On October 19, 2021, auditors for Dallas County, Texas, reported to commissioners that lax oversight allowed an employee in the county Sheriff’s Department (DCSD) to use hundreds of damaged debit-release cards to draw almost $700,000 from a trust fund for prisoners at the county jail—leaving the account $85,000 in the red.

Prisoners and detainees have their cash confiscated at booking and placed in trust fund accounts, which they can then add to and use for commissary purchases. When leaving the jail, they are given a debit card with the balance of their trust account on it.

After the county received notice that the prisoner trust fund was $85,000 overdrawn, an investigation uncovered the scheme and traced it to an employee, DCSD clerk Umeka Myers. She had worked for the agency 26 years when she was arrested and fired in April 2021. She was charged with property theft and is awaiting trial.

She had apparently discovered that damaged cards, thought to be unusable, were actually functional.

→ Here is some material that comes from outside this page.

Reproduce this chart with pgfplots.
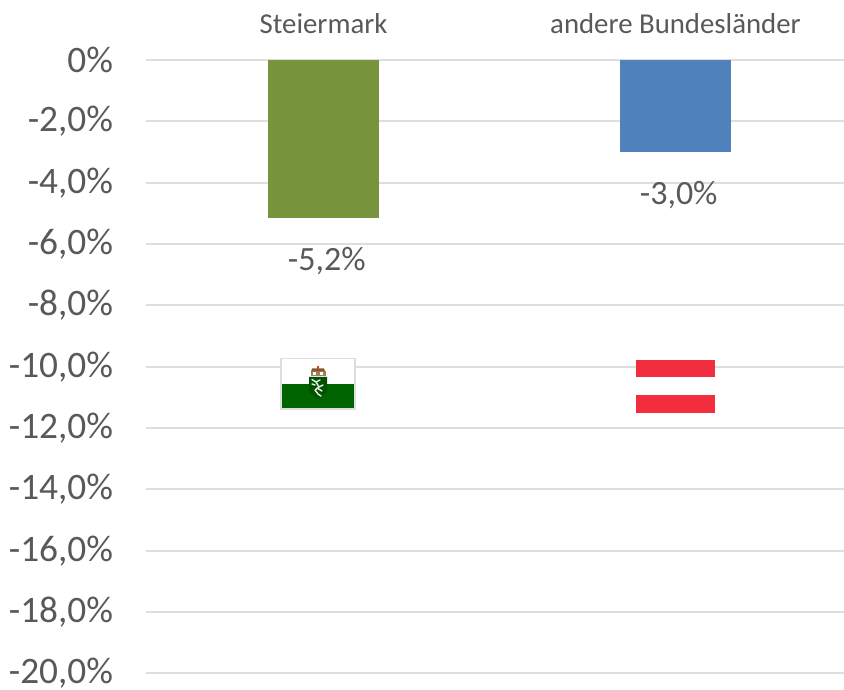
\documentclass[border=0pt]{standalone}
\usepackage{pgfplots}
\pgfplotsset{compat=1.18}
\usepackage{fontspec}
\setmainfont{Carlito}
\definecolor{gridc}{HTML}{DEDEDE}
\definecolor{txt}{HTML}{595959}
\definecolor{bargreen}{HTML}{77933C}
\definecolor{barblue}{HTML}{4F81BD}
\definecolor{flagred}{HTML}{F22D3D}
\definecolor{flaggreen}{HTML}{006400}
\begin{document}
\begin{tikzpicture}
\path[use as bounding box] (0pt,0pt) rectangle (633pt,517.5pt);
\begin{axis}[
  at={(109.5pt,12.4pt)}, anchor=south west,
  scale only axis, width=523.5pt, height=460.1pt,
  xmin=-0.5043, xmax=1.4787, ymin=-20, ymax=0,
  clip=false,
  axis line style={draw=none},
  major tick length=0pt,
  ybar, bar shift=0pt, bar width=83.25pt,
  ymajorgrids, grid style={draw=gridc,line width=1.5pt},
  xtick={0,1}, xticklabels={Steiermark,andere Bundesländer},
  xticklabel pos=top,
  xticklabel style={font=\fontsize{21.6}{24}\selectfont,text=txt,yshift=16pt},
  ytick={0,-2,-4,-6,-8,-10,-12,-14,-16,-18,-20},
  yticklabels={{0\%},{-2,0\%},{-4,0\%},{-6,0\%},{-8,0\%},{-10,0\%},{-12,0\%},{-14,0\%},{-16,0\%},{-18,0\%},{-20,0\%}},
  yticklabel style={font=\fontsize{28}{30}\selectfont,text=txt,inner sep=0pt,xshift=-24.5pt,anchor=east},
  nodes near coords={\pgfmathprintnumber[fixed,fixed zerofill,precision=1,use comma,assume math mode=true]{\pgfplotspointmeta}\%},
  every node near coord/.append style={font=\fontsize{25.5}{28}\selectfont,text=txt,anchor=center,yshift=-32pt,xshift=2.4pt},
]
\addplot[draw=none,fill=bargreen] coordinates {(0,-5.15)};
\addplot[draw=none,fill=barblue] coordinates {(1,-3.0)};
\end{axis}
\begin{scope}[x=0.75pt,y=-0.75pt,yshift=517.5pt]
% Steiermark flag
\fill[white] (280.5,358) rectangle (355.5,409.5);
\draw[gridc,line width=0.9pt] (281,358.5) rectangle (355,409);
\fill[flaggreen] (282,384) rectangle (354,408);
% shield
\fill[flaggreen!80!black] (309,377) -- (327,377) -- (327,392) -- (318,399) -- (309,392) -- cycle;
% panther
\draw[white!88!flaggreen,line width=1.1pt,line cap=round,line join=round]
  (312,379.5) -- (316,382) -- (320,380) (316,382) -- (319,387) -- (315,390) -- (318,394) -- (321,396)
  (319,387) -- (323,385) (317,388) -- (322,391) (312,384) -- (315,385);
% crown
\fill[brown!55!gray] (310.5,371) rectangle (325.5,376);
\fill[white] (313,372) rectangle (316,375.5);
\fill[white] (320,372) rectangle (323,375.5);
\fill[brown!70!black] (312,368.5) -- (324,368.5) -- (325,371.5) -- (311,371.5) -- cycle;
\fill[red!50!brown] (317,366.5) rectangle (319,369);
% Austria flag
\fill[flagred] (636,360) rectangle (715,377);
\fill[flagred] (636,395) rectangle (715,413);
\end{scope}
\end{tikzpicture}
\end{document}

Using 306 of them, she created duplicates of cards given to released prisoners, double-billing the county for almost $700,000 before she was caught. There was no policy or procedure to dispose of damaged cards then.

There is now.

County Commissioner John Wiley Price, who exercises oversight of DCSD, noted the scheme predated current sheriff Marian Brown’s 2017 assumption of office.

“This sheriff inherited this,” he said. “This didn’t happen in one year, this didn’t happen in two years. It appears as though, from the audit, this has been ongoing.”

After the county auditor, Darryl Thomas, discovered the overdraft, the release-card system vendor, Keefe Commissary Network, restored $97,390. But the prisoner trust fund was still not fully restored. According to Thomas, the audit and investigation involved finding bank cameras that recorded Myers using the bogus debit cards, “and it was hard.”

Apparently, so is the entire investigation. The Sheriff’s Special Investigation Unit has turned the matter over to the FBI.

PLN has reported extensively on these abusive debit cards which are foisted on prisoners and arrestees who are charged fees in order to access own money. The debit card companies claim their debit cards somehow protect prisoners’ money.